Pedro Neves, que anunciara a sua posição no dia 5, em conferência de
imprensa, disse estar disponível para “fazer compromissos”, desde que não
existam “egos políticos” de outros líderes partidários, e garantiu que
não vai “voltar atrás”, independentemente do que seja acordado entre a
coligação e o Chega. E, questionado sobre a viabilização dum programa de
governo do PS, estar aberto a ouvir “todos os partidos” e que será a comissão
regional do partido a decidir.
E o líder do Iniciativa Liberal/Açores, Nuno Barata, admitiu vir a fazer
acordo de incidência parlamentar com a coligação e, frisando que ainda não há um acordo fechado, declarou:
“Não há acordos, não há negociações, o que
há são conversações.
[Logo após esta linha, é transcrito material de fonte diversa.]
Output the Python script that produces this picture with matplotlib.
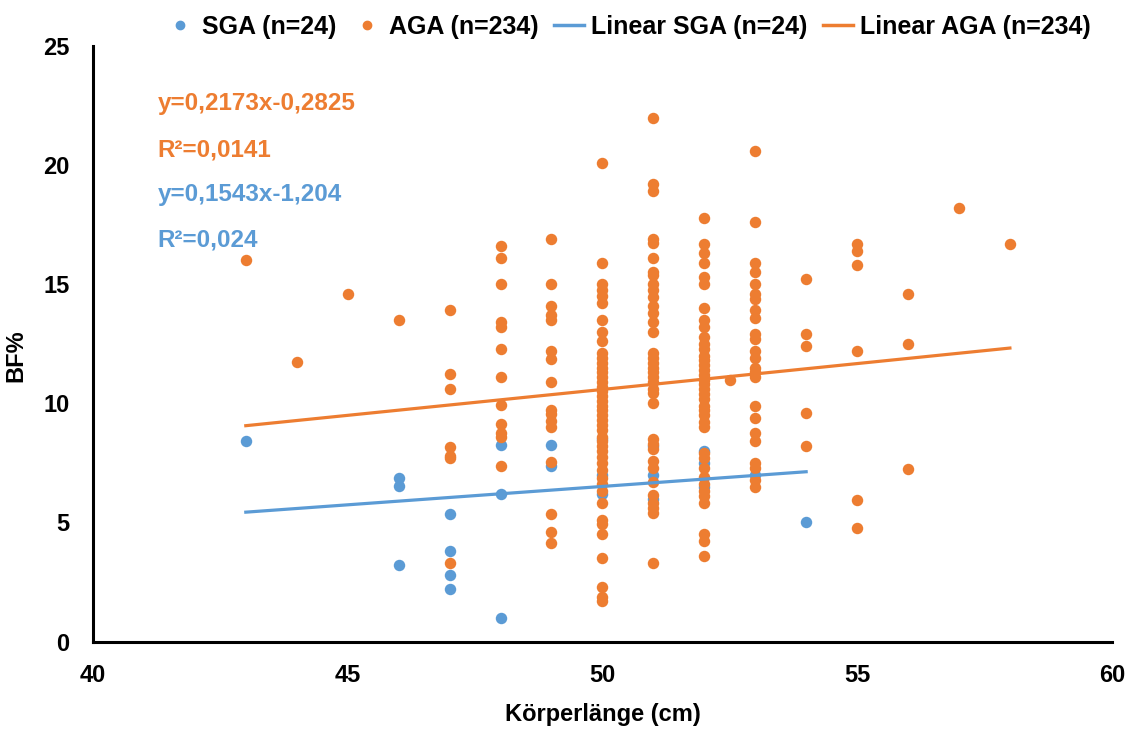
import numpy as np
import matplotlib
matplotlib.use('Agg')
import matplotlib.pyplot as plt
from matplotlib.lines import Line2D

plt.rcParams['font.family'] = ['Liberation Sans', 'DejaVu Sans']
plt.rcParams['font.weight'] = 'bold'

# SGA group: (length, BF%)
sga_x = [43, 46, 46, 46, 47, 47, 47, 47, 48, 48, 48, 49, 49,
         50, 50, 50, 51, 51, 51, 52, 52, 52, 53, 54]
sga_y = [8.4, 6.85, 6.55, 3.2, 5.35, 3.8, 2.8, 2.2, 8.25, 6.2, 1.0, 8.25, 7.35,
         6.2, 7.0, 8.5, 8.2, 6.0, 7.0, 7.5, 8.0, 6.5, 7.0, 5.0]

# AGA group, column by column
aga_cols = {
    43: [16.0],
    44: [11.75],
    45: [14.6],
    46: [13.5],
    47: [13.9, 11.25, 10.6, 8.15, 7.8, 7.7, 3.3],
    48: [16.6, 16.1, 15.0, 13.4, 13.2, 12.3, 11.1, 9.95, 9.15, 8.75, 8.6, 7.35],
    49: [16.9, 15.0, 14.1, 13.7, 13.5, 12.2, 11.85, 10.9, 9.7, 9.55, 9.25, 9.0,
         7.55, 5.35, 4.6, 4.15],
    50: [20.1, 15.9, 15.0, 14.75, 14.5, 14.2, 13.5, 13.0, 12.6, 12.1, 11.9, 11.7,
         11.5, 11.3, 11.1, 10.9, 10.7, 10.5, 10.3, 10.1, 9.9, 9.7, 9.5, 9.3, 9.1,
         8.9, 8.6, 8.4, 8.2, 8.0, 7.75, 7.5, 7.2, 6.85, 6.6, 6.3, 5.8, 5.1, 4.95,
         4.5, 3.5, 2.3, 1.85, 1.7],
    51: [22.0, 19.2, 18.9, 16.9, 16.75, 16.1, 15.5, 15.4, 15.0, 14.75, 14.45,
         14.1, 13.8, 13.4, 13.0, 12.1, 11.9, 11.7, 11.5, 11.3, 11.1, 10.9, 10.6,
         10.45, 10.0, 8.5, 8.3, 8.1, 7.6, 7.3, 6.7, 6.15, 5.8, 5.6, 5.4, 3.3],
    52: [17.8, 16.7, 16.3, 15.9, 15.3, 15.0, 14.0, 13.5, 13.2, 12.8, 12.5, 12.3,
         12.0, 11.8, 11.6, 11.4, 11.2, 11.0, 10.8, 10.6, 10.4, 10.2, 9.9, 9.7,
         9.5, 9.2, 9.0, 7.9, 7.7, 7.3, 6.9, 6.6, 6.3, 6.1, 5.8, 4.5, 4.2, 3.6],
    52.5: [11.0],
    53: [20.6, 17.6, 15.9, 15.5, 15.0, 14.6, 14.4, 13.9, 13.6, 12.9, 12.7, 12.2,
         11.9, 11.5, 11.3, 11.1, 9.9, 9.4, 8.75, 8.4, 7.5, 7.3, 6.8, 6.5],
    54: [15.2, 12.9, 12.4, 9.6, 8.2],
    55: [16.7, 16.4, 15.8, 12.2, 5.95, 4.75],
    56: [14.6, 12.5, 7.25],
    57: [18.2],
    58: [16.7],
}
aga_x = [k for k, v in aga_cols.items() for _ in v]
aga_y = [y for v in aga_cols.values() for y in v]

# trendline coefficients (slope, intercept) and R²
sga_fit = (0.1543, -1.204)
aga_fit = (0.2173, -0.2825)
sga_r2 = '0,024'
aga_r2 = '0,0141'

blue = '#5B9BD5'
orange = '#ED7D31'

fig = plt.figure(figsize=(11.27, 7.31), dpi=100)
ax = fig.add_axes([0.0825, 0.1224, 0.904, 0.8146])

ax.scatter(sga_x, sga_y, s=68, color=blue, zorder=3, linewidths=0)
ax.scatter(aga_x, aga_y, s=68, color=orange, zorder=3, linewidths=0)

xs = np.array([min(sga_x), max(sga_x)])
ax.plot(xs, sga_fit[0] * xs + sga_fit[1], color=blue, lw=2.3, zorder=4)
xa = np.array([min(aga_x), max(aga_x)])
ax.plot(xa, aga_fit[0] * xa + aga_fit[1], color=orange, lw=2.3, zorder=4)

ax.set_xlim(40, 60)
ax.set_ylim(0, 25)
ax.set_xticks([40, 45, 50, 55, 60])
ax.set_yticks([0, 5, 10, 15, 20, 25])
ax.tick_params(axis='both', length=0, labelsize=17)
ax.tick_params(axis='x', pad=16)
ax.tick_params(axis='y', pad=17)
for s in ['top', 'right']:
    ax.spines[s].set_visible(False)
for s in ['left', 'bottom']:
    ax.spines[s].set_linewidth(2.2)
    ax.spines[s].set_color('black')

ax.set_xlabel('Körperlänge (cm)', fontsize=17, fontweight='bold', labelpad=12)
ax.set_ylabel('BF%', fontsize=17, fontweight='bold')
ax.yaxis.set_label_coords(-0.064, 0.48)

def fmt(v):
    return ('%g' % v).replace('.', ',')

eq_aga = 'y=%sx%s' % (fmt(aga_fit[0]), fmt(aga_fit[1]))
eq_sga = 'y=%sx%s' % (fmt(sga_fit[0]), fmt(sga_fit[1]))
kw = dict(fontsize=17.5, fontweight='bold', va='center')
ax.text(41.27, 22.6, eq_aga, color=orange, **kw)
ax.text(41.27, 20.65, 'R²=' + aga_r2, color=orange, **kw)
ax.text(41.27, 18.76, eq_sga, color=blue, **kw)
ax.text(41.27, 16.87, 'R²=' + sga_r2, color=blue, **kw)

handles = [
    Line2D([], [], ls='none', marker='o', color=blue, markersize=6),
    Line2D([], [], ls='none', marker='o', color=orange, markersize=6),
    Line2D([], [], color=blue, lw=2.5),
    Line2D([], [], color=orange, lw=2.5),
]
labels = ['SGA (n=%d)' % len(sga_x), 'AGA (n=234)',
          'Linear SGA (n=%d)' % len(sga_x), 'Linear AGA (n=234)']
fig.legend(handles, labels, loc='upper center', bbox_to_anchor=(0.557, 1.01), ncol=4,
           frameon=False, handlelength=1.2, handletextpad=0.3,
           columnspacing=0.6, prop={'weight': 'bold', 'size': 18})

fig.savefig('out.png', dpi=100)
Nós, a devido tempo, anunciaremos o que é possível. Apresentámos ao PSD 12 pontos que entendemos que devem e têm de
estar num programa de governo a quatro anos. Se o PSD aceitar, nós
estaremos no parlamento a fazer oposição construtiva, sempre oposição, mas uma
oposição construtiva, mas com soluções para mudar um paradigma de governação
dos Açores, que permita sair do quadro socioeconómico que nós estamos tínhamos
em 2019, que era lamentável.”.
***
É óbvio
que uma coligação à direita nos Açores pode constitucionalmente inviabilizar um
governo minoritário do PS. Resta saber as garantias que o Representante da
República exigirá.
Porém,
dadas as indicações programáticas do Chega, o que se passa no Açores é mau
sinal para a saúde da democracia, sendo que esta não tem cuidado de si, pela
tolerância de ideias e atitudes radicais, como a xenofobia, o racismo, a
discriminação, a ânsia da excessiva penalização criminal, as desigualdades, o
ataque ao emprego e às condições de trabalho estável e condigno.
Por
outro lado, concede favores desmedidos e injustificados a determinados grupos
sociais e económicos, permite a promiscuidade entre Estado e empresas (sobretudo
a banca), tolera a
corrupção, cava o divórcio entre a política e o povo e tem uma justiça que não
funciona.
E quer
uma revisão constitucional para reduzir o númeno de deputados e reformar a
justiça? Não é preciso, já está previsto. Que se entendam a fazer lei para
termos só os 118 deputados, o mínimo previsto na CRP, e que façam funcionar a justiça
alterando os respetivos códigos e formando corretamente os magistrados!